Peter had been gone so long that his poor mother, unable to sleep, had come out searching for him. She had known where to look, of course. There was only one place he would have gone at that time of night. She felt so angry, even though she knew that he couldn’t help it. It was all starting again. Just when she had hoped that perhaps he was getting over his madness it was all starting again.

‘I dropped my knife, Mum.’

‘Good. You shouldn’t have had it, anyway. You know they’re illegal. What were you doing with it in the first place?’

‘Just playing with it.’

‘Playing with a knife? In her street? A knife, Peter! What if you were caught?’

Sometimes Peter’s mother just wanted to break down and weep. She really did not know how much more of it she could bear. If that woman thought she had it hard, she should try being his mother.

Peter refused to go home. His mother tried ordering him, reasoning with him, pleading with him, but he was adamant. She stepped forward into the flowing gutter and reached out to him. Her shoe filled instantly with filthy water. Peter merely drew away.

‘Come home, Peter!’ His mother pleaded one more time.

‘I’ll come home when I’ve got my knife back,’ was all he would say.

She gave up. There was nothing she could do. She cried all the way home, her tears mixing with rain, making her half blind.

Peter went back to the builder’s skip to root out another piece of wire.

34

JACK SAT BACK
in his seat and quaffed deeply at his whiskey.

‘So come on. My question. Tell me what you do now.’ He had some information about Polly from the file that Gottfried had prepared, but not much. Jack had specifically asked his secret agent to confine himself to a couple of current photographs and Polly’s address. He had not wanted even Gottfried to know any more about Polly than was absolutely necessary.

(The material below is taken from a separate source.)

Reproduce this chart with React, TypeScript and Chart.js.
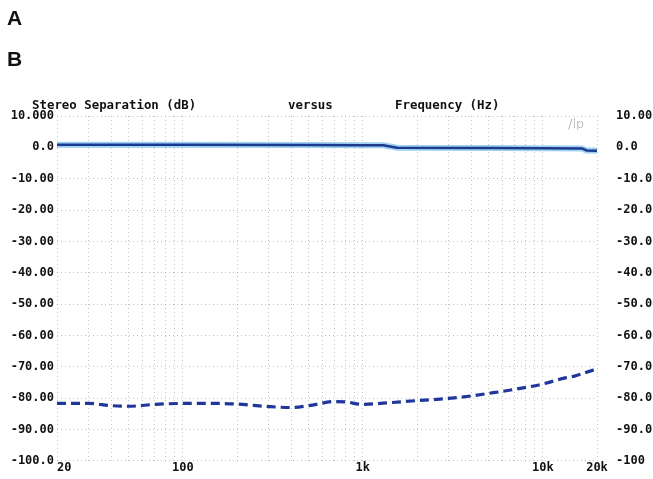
import React, { useEffect, useRef } from "react";
import { Chart, registerables } from "chart.js";

Chart.register(...registerables);

const freqTop = [20, 100, 500, 1000, 1300, 1550, 5000, 10000, 16500, 17500, 20000];
const levelTop = [0.85, 0.8, 0.75, 0.7, 0.65, -0.15, -0.2, -0.25, -0.35, -1.0, -1.05];

const freqSep = [20, 30, 40, 50, 70, 100, 150, 200, 300, 400, 500, 700, 800, 1000, 1300, 2000, 3000, 4000, 5000, 7000, 10000, 13000, 15000, 18500, 20000];
const levelSep = [-81.7, -81.7, -82.4, -82.6, -82.0, -81.7, -81.7, -81.9, -82.7, -83.0, -82.4, -81.1, -81.2, -82.0, -81.6, -80.8, -80.1, -79.3, -78.5, -77.2, -75.5, -73.7, -73.0, -71.3, -70.9];

const gridFreqs = [20, 30, 40, 50, 60, 70, 80, 90, 100, 200, 300, 400, 500, 600, 700, 800, 900, 1000, 2000, 3000, 4000, 5000, 6000, 7000, 8000, 9000, 10000, 20000];
const xLabelMap: Record<number, string> = { 20: "  20", 100: "100", 1000: "1k", 10000: "10k", 20000: "20k" };
const leftLabels: Record<number, string> = { 10: "10.000", 0: "0.0", [-100]: "-100.0" };
const rightLabels: Record<number, string> = { 10: "10.00", 0: "0.0", [-100]: "-100" };

const MONO = "'DejaVu Sans Mono', monospace";

export default function App() {
  const ref = useRef<HTMLCanvasElement>(null);
  useEffect(() => {
    if (!ref.current) return;
    const gridColor = "rgba(120,120,120,0.45)";
    const chart = new Chart(ref.current, {
      type: "line",
      data: {
        datasets: [
          {
            data: freqTop.map((f, i) => ({ x: f, y: levelTop[i] })),
            borderColor: "#1c3a8e",
            borderWidth: 2.5,
            pointRadius: 0,
            tension: 0,
            yAxisID: "y",
          },
          {
            data: freqTop.map((f, i) => ({ x: f, y: levelTop[i] })),
            borderColor: "rgba(150,205,240,0.9)",
            borderWidth: 6,
            pointRadius: 0,
            tension: 0,
            yAxisID: "y",
          },
          {
            data: freqSep.map((f, i) => ({ x: f, y: levelSep[i] })),
            borderColor: "#1f369a",
            borderWidth: 3.2,
            borderDash: [9, 5],
            pointRadius: 0,
            cubicInterpolationMode: "monotone",
            yAxisID: "y",
          },
        ],
      },
      options: {
        responsive: false,
        animation: false,
        layout: { padding: { top: 116, left: 0, right: 0, bottom: 0 } },
        plugins: { legend: { display: false }, tooltip: { enabled: false } },
        scales: {
          x: {
            type: "logarithmic",
            min: 20,
            max: 20000,
            afterBuildTicks: (s: any) => {
              s.ticks = gridFreqs.map((v) => ({ value: v }));
            },
            afterFit: (s: any) => {
              s.height = 14;
            },
            border: { display: false, dash: [1, 3] } as any,
            grid: { color: gridColor, lineWidth: 1, drawTicks: false } as any,
            ticks: {
              autoSkip: false,
              maxRotation: 0,
              padding: 0,
              color: "#111",
              font: { family: MONO, size: 12, weight: "bold" },
              callback: (v: any) => xLabelMap[Number(v)] ?? "",
            },
          },
          y: {
            position: "left",
            min: -100,
            max: 10,
            afterFit: (s: any) => {
              s.width = 57;
            },
            border: { display: false, dash: [1, 3] } as any,
            grid: { color: gridColor, lineWidth: 1, drawTicks: false } as any,
            ticks: {
              stepSize: 10,
              padding: 3,
              color: "#111",
              font: { family: MONO, size: 12, weight: "bold" },
              callback: (v: any) => leftLabels[Number(v)] ?? `${Number(v).toFixed(2)}`,
            },
          },
          y2: {
            position: "right",
            min: -100,
            max: 10,
            afterFit: (s: any) => {
              s.width = 56;
            },
            border: { display: false },
            grid: { display: false },
            ticks: {
              stepSize: 10,
              padding: 11,
              color: "#111",
              font: { family: MONO, size: 12, weight: "bold" },
              callback: (v: any) => rightLabels[Number(v)] ?? `${Number(v).toFixed(1)}`,
            },
          },
        },
      },
    } as any);
    return () => chart.destroy();
  }, []);

  const head: React.CSSProperties = {
    position: "absolute",
    fontFamily: MONO,
    fontWeight: "bold",
    fontSize: 12.4,
    color: "#111",
    top: 97,
    whiteSpace: "pre",
  };
  const letter: React.CSSProperties = {
    position: "absolute",
    left: 7,
    fontFamily: "'Liberation Sans', Arial, sans-serif",
    fontWeight: "bold",
    fontSize: 21,
    color: "#111",
  };

  return (
    <div style={{ position: "fixed", left: 0, top: 0, width: 653, height: 479, background: "#fff" }}>
      <canvas ref={ref} width={653} height={479} style={{ position: "absolute", left: 0, top: 0 }} />
      <div style={{ ...letter, top: 6 }}>A</div>
      <div style={{ ...letter, top: 47 }}>B</div>
      <div style={{ ...head, left: 32 }}>Stereo Separation (dB)</div>
      <div style={{ ...head, left: 288 }}>versus</div>
      <div style={{ ...head, left: 395 }}>Frequency (Hz)</div>
      <div
        style={{
          position: "absolute",
          left: 568,
          top: 116,
          fontFamily: "'DejaVu Sans', sans-serif",
          fontSize: 13,
          color: "#999",
          fontWeight: 300,
        }}
      >
        /lp
      </div>
    </div>
  );
}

‘I’m a councillor,’ Polly replied.

Jack’s face showed that he was not impressed.

‘What, you mean like an analyst? A therapist? You tell fucked-up people to blame their parents?’

‘Not a personal counsellor, Jack, a town councillor. I’m on the council.’

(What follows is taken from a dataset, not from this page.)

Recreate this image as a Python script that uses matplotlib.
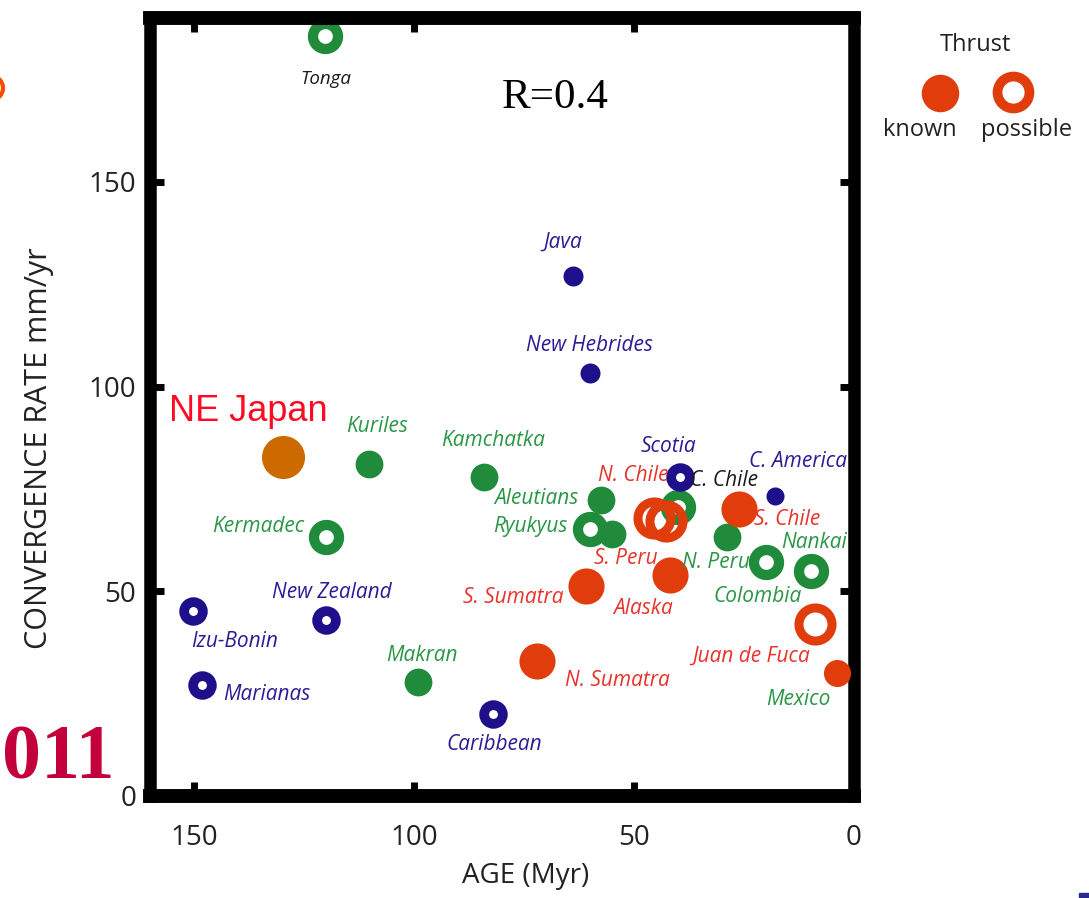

Jack laughed. ‘The council! You’re on the council! I thought all hierarchies were fascism.’

Yet again Polly rose to the bait. ‘I was seventeen when I said that, for heaven’s sake! Although they are, of course, but all structures are not necessarily hierarchical—’

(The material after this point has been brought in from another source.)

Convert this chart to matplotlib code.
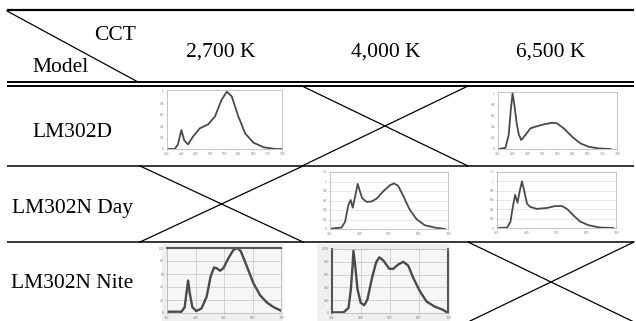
"""
LM302 spectrum overview table: model rows x CCT columns, with small SPD
thumbnails in the populated cells and crossed-out cells where no variant exists.
"""

import matplotlib
matplotlib.use("Agg")
import matplotlib.pyplot as plt
from matplotlib.patches import Rectangle

W, H = 636, 321

# header / row text
CCT_LABELS = ["2,700 K", "4,000 K", "6,500 K"]
MODEL_LABELS = ["LM302D", "LM302N Day", "LM302N Nite"]

# spectra (wavelength nm, relative power)
d2700_wl = [384, 407, 418, 430, 440, 453, 471, 494, 523, 547, 570, 588, 605, 628, 652, 681, 716, 757, 778]
d2700_val = [0.0, 0.0, 0.08, 0.33, 0.15, 0.08, 0.22, 0.36, 0.43, 0.57, 0.86, 1.0, 0.92, 0.57, 0.27, 0.11, 0.03, 0.0, 0.0]

d6500_wl = [382, 405, 416, 423, 429, 436, 443, 450, 458, 472, 489, 506, 534, 561, 578, 601, 629, 657, 685, 718, 758]
d6500_val = [0.0, 0.02, 0.25, 0.7, 1.0, 0.75, 0.45, 0.26, 0.16, 0.25, 0.37, 0.40, 0.44, 0.47, 0.46, 0.37, 0.22, 0.10, 0.04, 0.01, 0.0]

day4000_wl = [386, 419, 431, 442, 450, 457, 464, 474, 481, 489, 504, 521, 538, 560, 583, 597, 611, 628, 650, 673, 701, 735, 769]
day4000_val = [0.01, 0.03, 0.15, 0.5, 0.61, 0.45, 0.65, 0.95, 0.80, 0.65, 0.57, 0.58, 0.64, 0.79, 0.92, 0.96, 0.91, 0.70, 0.41, 0.21, 0.08, 0.03, 0.0]

day6500_wl = [386, 414, 425, 434, 441, 449, 456, 464, 472, 481, 492, 514, 548, 576, 598, 615, 637, 659, 687, 726, 771]
day6500_val = [0.0, 0.01, 0.13, 0.48, 0.71, 0.54, 0.78, 1.0, 0.78, 0.52, 0.45, 0.41, 0.43, 0.47, 0.47, 0.41, 0.27, 0.14, 0.06, 0.01, 0.0]

nite2700_wl = [384, 431, 442, 448, 454, 460, 469, 483, 501, 519, 533, 545, 554, 566, 578, 595, 613, 627, 639, 660, 683, 707, 731, 754, 778]
nite2700_val = [2, 2, 9, 30, 50, 30, 9, 3, 7, 25, 56, 70, 69, 65, 69, 84, 97, 100, 95, 72, 46, 27, 16, 9, 4]

nite4000_wl = [383, 420, 437, 445, 451, 454, 460, 468, 479, 491, 502, 517, 532, 543, 557, 578, 591, 609, 626, 643, 660, 683, 706, 734, 763, 776]
nite4000_val = [10, 10, 80, 370, 740, 970, 740, 370, 160, 120, 210, 530, 790, 870, 820, 690, 690, 760, 800, 740, 550, 340, 180, 100, 50, 10]

# thumbnail tick labels
WIDE_XTICKS = [380, 430, 480, 530, 580, 630, 680, 730, 780]
NARROW_XTICKS = [380, 480, 580, 680, 780]
D2700_YTICKS = [0, 0.2, 0.4, 0.6, 0.8, 1.0]
D6500_YTICKS = [0, 0.2, 0.4, 0.6, 0.8, 1.0]
DAY_YTICKS = [0, 0.2, 0.4, 0.6, 0.8, 1.0, 1.2]
NITE2700_YTICKS = [0, 20, 40, 60, 80, 100]
NITE4000_YTICKS = [0, 200, 400, 600, 800, 1000]

plt.rcParams["font.family"] = ["Liberation Serif", "DejaVu Serif"]

fig = plt.figure(figsize=(W / 100, H / 100), dpi=100)
ax = fig.add_axes([0, 0, 1, 1])
ax.set_xlim(0, W)
ax.set_ylim(H, 0)
ax.axis("off")


def px_rect(x0, y0, x1, y1):
    return [x0 / W, 1 - y1 / H, (x1 - x0) / W, (y1 - y0) / H]


def hline(y, lw, x0=7, x1=634):
    ax.plot([x0, x1], [y, y], color="black", lw=lw, solid_capstyle="butt")


def cross(x0, y0, x1, y1):
    ax.plot([x0, x1], [y0, y1], color="black", lw=0.9)
    ax.plot([x0, x1], [y1, y0], color="black", lw=0.9)


# table rules
hline(10, 1.6)
hline(82, 1.4)
hline(86, 1.4)
hline(166, 1.1)
hline(242, 1.1)
ax.plot([7, 138], [11, 82], color="black", lw=0.9)

# header text
ax.text(115, 40, "CCT", fontsize=15.5, ha="center", va="baseline")
ax.text(61, 72, "Model", fontsize=15.5, ha="center", va="baseline")
for cx, lab in zip([221, 386, 551], CCT_LABELS):
    ax.text(cx, 57, lab, fontsize=15.5, ha="center", va="baseline")
for by, lab in zip([137, 213, 288], MODEL_LABELS):
    ax.text(72, by, lab, fontsize=15.5, ha="center", va="baseline")

# empty cells
cross(302, 86, 468, 166)
cross(140, 166, 303, 242)
cross(468, 242, 634, 322)


def thumb(rect, wl, val, xticks, yticks, ylim, style):
    tax = fig.add_axes(px_rect(*rect))
    lw = 1.7 if style == "nite" else 1.3
    tax.plot(wl, val, color="#4a4a4a", lw=lw)
    tax.set_xlim(380, 780)
    tax.set_ylim(*ylim)
    tax.set_xticks(xticks)
    tax.set_yticks(yticks)
    tax.set_xticklabels([str(t) for t in xticks])
    tax.set_yticklabels([("%g" % t) for t in yticks])
    tax.tick_params(labelsize=2.6, length=1, width=0.4, pad=1.2,
                    colors="#999999", labelcolor="#777777")
    for sp in tax.spines.values():
        sp.set_color("#bbbbbb")
        sp.set_linewidth(0.6)
    if style == "day":
        tax.grid(axis="y", color="#dddddd", lw=0.5)
    if style == "nite":
        tax.set_facecolor("#f6f6f6")
        tax.grid(True, color="#c4c4c4", lw=0.5)
    tax.set_axisbelow(True)
    return tax


thumb((167, 90, 282, 149), d2700_wl, d2700_val, WIDE_XTICKS, D2700_YTICKS, (0, 1.03), "plain")
thumb((498, 92, 617, 149), d6500_wl, d6500_val, WIDE_XTICKS, D6500_YTICKS, (0, 1.02), "plain")
thumb((330, 172, 448, 229), day4000_wl, day4000_val, NARROW_XTICKS, DAY_YTICKS, (0, 1.2), "day")
thumb((497, 172, 616, 228), day6500_wl, day6500_val, NARROW_XTICKS, DAY_YTICKS, (0, 1.2), "day")

# grey backdrop behind the spectrometer screenshots
ax.add_patch(Rectangle((162, 244), 121, 77, facecolor="#efefef", edgecolor="none"))
ax.add_patch(Rectangle((317, 244), 133, 77, facecolor="#efefef", edgecolor="none"))

n27 = thumb((167, 248, 281, 313), nite2700_wl, nite2700_val, NARROW_XTICKS, NITE2700_YTICKS, (0, 100), "nite")
n27.spines["top"].set_color("#555555")
n27.spines["top"].set_linewidth(1.5)

n40 = thumb((332, 249, 448, 313), nite4000_wl, nite4000_val, NARROW_XTICKS, NITE4000_YTICKS, (0, 1000), "nite")
for side in ("left", "right"):
    n40.spines[side].set_color("#555555")
    n40.spines[side].set_linewidth(1.5)

fig.savefig("out.png", dpi=100)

Polly stopped herself. This was ridiculous. ‘I don’t
want
to discuss politics with you!’

‘OK, OK. Whatever you say, Polly.’

A silence descended. Polly was getting impatient with Jack’s enigmatic visit, but she did not want him to go and he did not seem anxious to explain himself, so there was very little she could do.

‘So what do you do on your “council” then?’ Jack asked and Polly did not like his slightly patronizing tone.

‘I’m with the office of equal opportunities.’

Jack sniffed and his patronizing tone became slightly more marked.

‘What? You mean it’s your job to make sure there’s a suitable quota of disabled black Chinese sodomites getting paid out of public funds?’

‘Yes, that’s exactly what I do,’ Polly snapped sarcastically. ‘You’re incredibly intuitive, Jack. I had no idea you were such an expert on local government.’

‘We have people like you in the army,’ Jack said, and now it almost sounded as if he was sneering. ‘Checking out that we have enough women in combat training. Homosexuals, too, that’s coming. A queer quota. Can you believe that?’

Polly enquired if this offended Jack, and he replied that it damn well did offend him.

‘You think that makes me a fascist, right?’ he added.

The atmosphere between them, having been definitely warming up, was now becoming chilly.

‘Well, I certainly think it makes you a bit of a dickhead.’

Jack went over to the kitchen table and grabbed the bottles.

‘Have another drink, babe,’ he said, ‘and let me tell you something.’